▼

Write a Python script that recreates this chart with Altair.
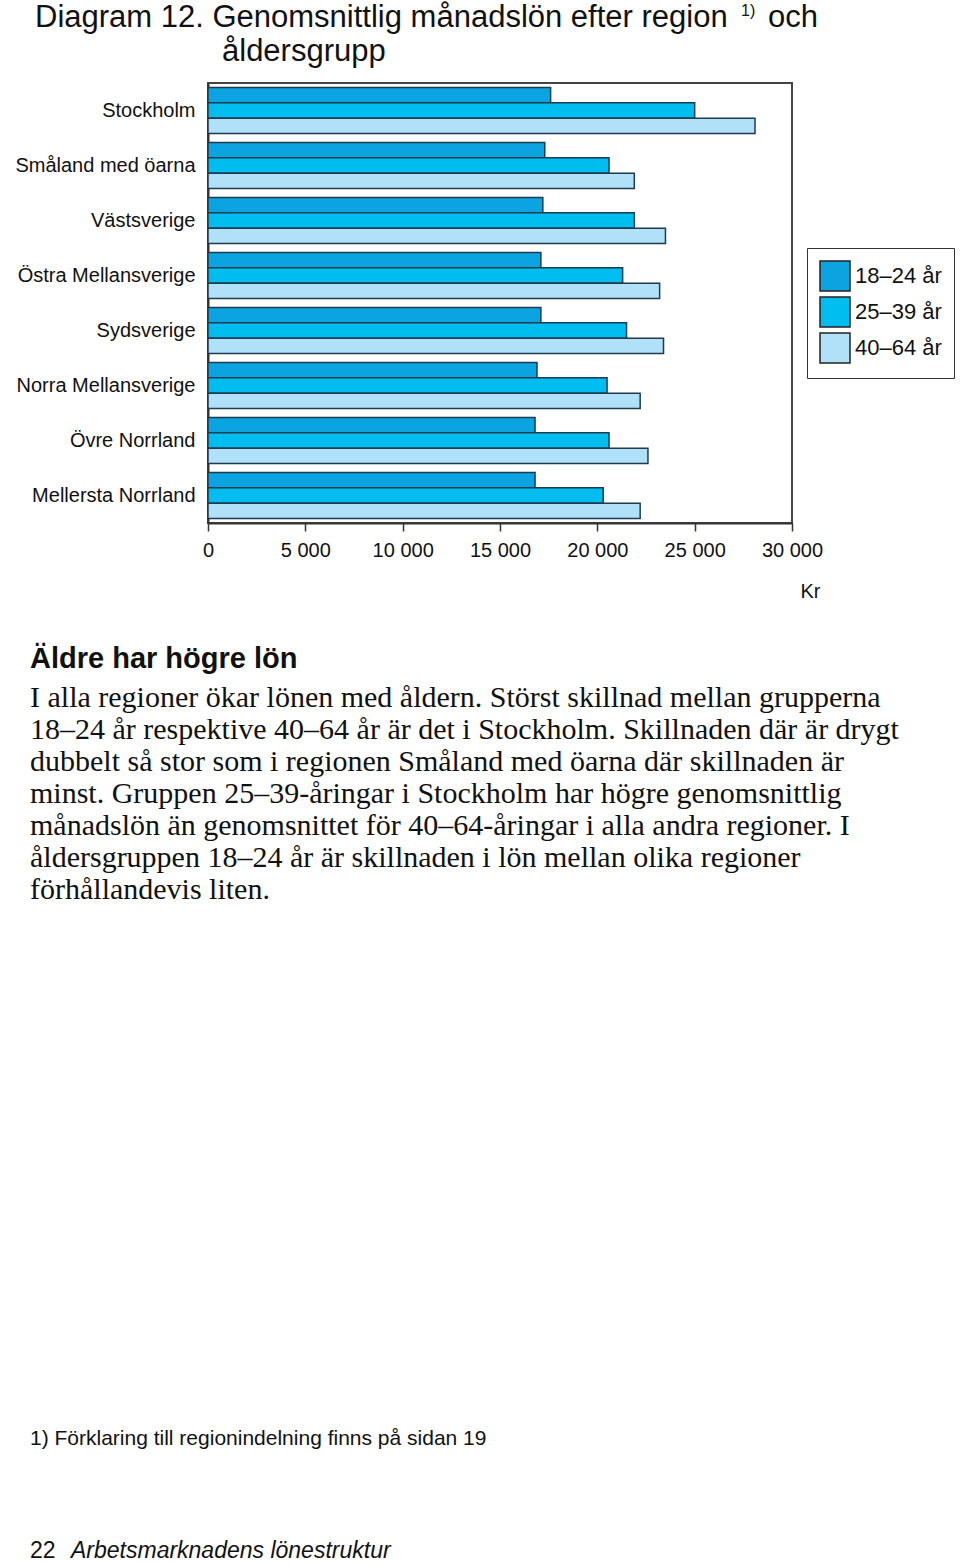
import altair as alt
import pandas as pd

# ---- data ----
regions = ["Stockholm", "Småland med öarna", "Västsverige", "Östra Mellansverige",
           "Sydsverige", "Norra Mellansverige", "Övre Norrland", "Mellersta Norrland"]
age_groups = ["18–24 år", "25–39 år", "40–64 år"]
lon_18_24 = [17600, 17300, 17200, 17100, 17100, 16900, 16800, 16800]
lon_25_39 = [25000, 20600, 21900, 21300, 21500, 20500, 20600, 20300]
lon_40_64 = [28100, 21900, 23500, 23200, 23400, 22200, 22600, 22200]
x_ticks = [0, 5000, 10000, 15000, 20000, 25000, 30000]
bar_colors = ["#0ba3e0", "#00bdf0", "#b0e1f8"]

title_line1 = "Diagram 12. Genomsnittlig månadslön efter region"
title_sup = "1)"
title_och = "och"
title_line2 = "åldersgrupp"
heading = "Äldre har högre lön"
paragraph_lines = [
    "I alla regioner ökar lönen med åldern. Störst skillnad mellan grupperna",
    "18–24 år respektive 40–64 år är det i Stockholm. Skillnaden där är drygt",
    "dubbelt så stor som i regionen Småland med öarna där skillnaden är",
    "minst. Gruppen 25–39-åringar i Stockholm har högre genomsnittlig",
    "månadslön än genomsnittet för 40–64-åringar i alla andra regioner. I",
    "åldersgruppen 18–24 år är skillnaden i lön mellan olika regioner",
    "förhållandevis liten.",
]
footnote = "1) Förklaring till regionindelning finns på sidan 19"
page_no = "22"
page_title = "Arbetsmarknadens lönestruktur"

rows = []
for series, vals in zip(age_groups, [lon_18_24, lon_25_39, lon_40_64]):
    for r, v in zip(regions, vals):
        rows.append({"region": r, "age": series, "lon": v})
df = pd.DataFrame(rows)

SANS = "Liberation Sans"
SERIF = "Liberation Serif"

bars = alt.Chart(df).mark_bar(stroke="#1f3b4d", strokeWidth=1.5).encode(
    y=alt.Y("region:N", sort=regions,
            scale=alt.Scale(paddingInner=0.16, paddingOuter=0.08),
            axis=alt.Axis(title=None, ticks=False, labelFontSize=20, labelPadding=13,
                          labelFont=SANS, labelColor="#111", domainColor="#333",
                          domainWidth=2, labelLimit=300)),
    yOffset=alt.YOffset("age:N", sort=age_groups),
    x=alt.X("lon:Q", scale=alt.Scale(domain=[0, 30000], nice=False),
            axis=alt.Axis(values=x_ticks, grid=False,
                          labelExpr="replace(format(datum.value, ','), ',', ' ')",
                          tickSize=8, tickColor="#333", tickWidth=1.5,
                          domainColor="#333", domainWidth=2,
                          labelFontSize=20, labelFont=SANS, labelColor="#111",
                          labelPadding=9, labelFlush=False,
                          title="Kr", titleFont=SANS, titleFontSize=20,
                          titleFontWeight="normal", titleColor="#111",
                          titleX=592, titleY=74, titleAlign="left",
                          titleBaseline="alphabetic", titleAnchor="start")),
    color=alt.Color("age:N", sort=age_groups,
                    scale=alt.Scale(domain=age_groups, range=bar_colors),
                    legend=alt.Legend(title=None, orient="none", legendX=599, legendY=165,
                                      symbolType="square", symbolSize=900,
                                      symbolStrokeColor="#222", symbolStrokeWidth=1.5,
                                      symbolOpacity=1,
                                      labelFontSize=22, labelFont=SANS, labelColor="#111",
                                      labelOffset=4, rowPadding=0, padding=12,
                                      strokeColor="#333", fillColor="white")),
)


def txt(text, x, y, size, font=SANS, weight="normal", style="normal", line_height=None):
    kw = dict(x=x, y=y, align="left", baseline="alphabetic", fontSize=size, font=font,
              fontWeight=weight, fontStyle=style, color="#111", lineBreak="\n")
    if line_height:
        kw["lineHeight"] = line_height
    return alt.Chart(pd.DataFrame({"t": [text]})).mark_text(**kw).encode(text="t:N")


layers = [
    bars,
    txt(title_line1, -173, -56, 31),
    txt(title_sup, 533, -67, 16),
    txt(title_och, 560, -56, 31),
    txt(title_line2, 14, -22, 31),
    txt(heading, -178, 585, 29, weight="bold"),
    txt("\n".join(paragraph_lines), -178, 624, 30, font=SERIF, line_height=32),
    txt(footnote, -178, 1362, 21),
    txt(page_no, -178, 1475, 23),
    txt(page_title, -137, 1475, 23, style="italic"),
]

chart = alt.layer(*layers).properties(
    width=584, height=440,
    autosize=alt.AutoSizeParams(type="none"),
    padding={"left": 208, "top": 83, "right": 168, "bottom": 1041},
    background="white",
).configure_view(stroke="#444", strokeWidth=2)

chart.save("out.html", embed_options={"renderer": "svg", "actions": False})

▲

Every line from the top of the material above through the line with "import pandas as pd" should be duplicated exactly, please; leave out the pictures.

- The response:
Write a Python script that recreates this chart with Altair.
import altair as alt
import pandas as pd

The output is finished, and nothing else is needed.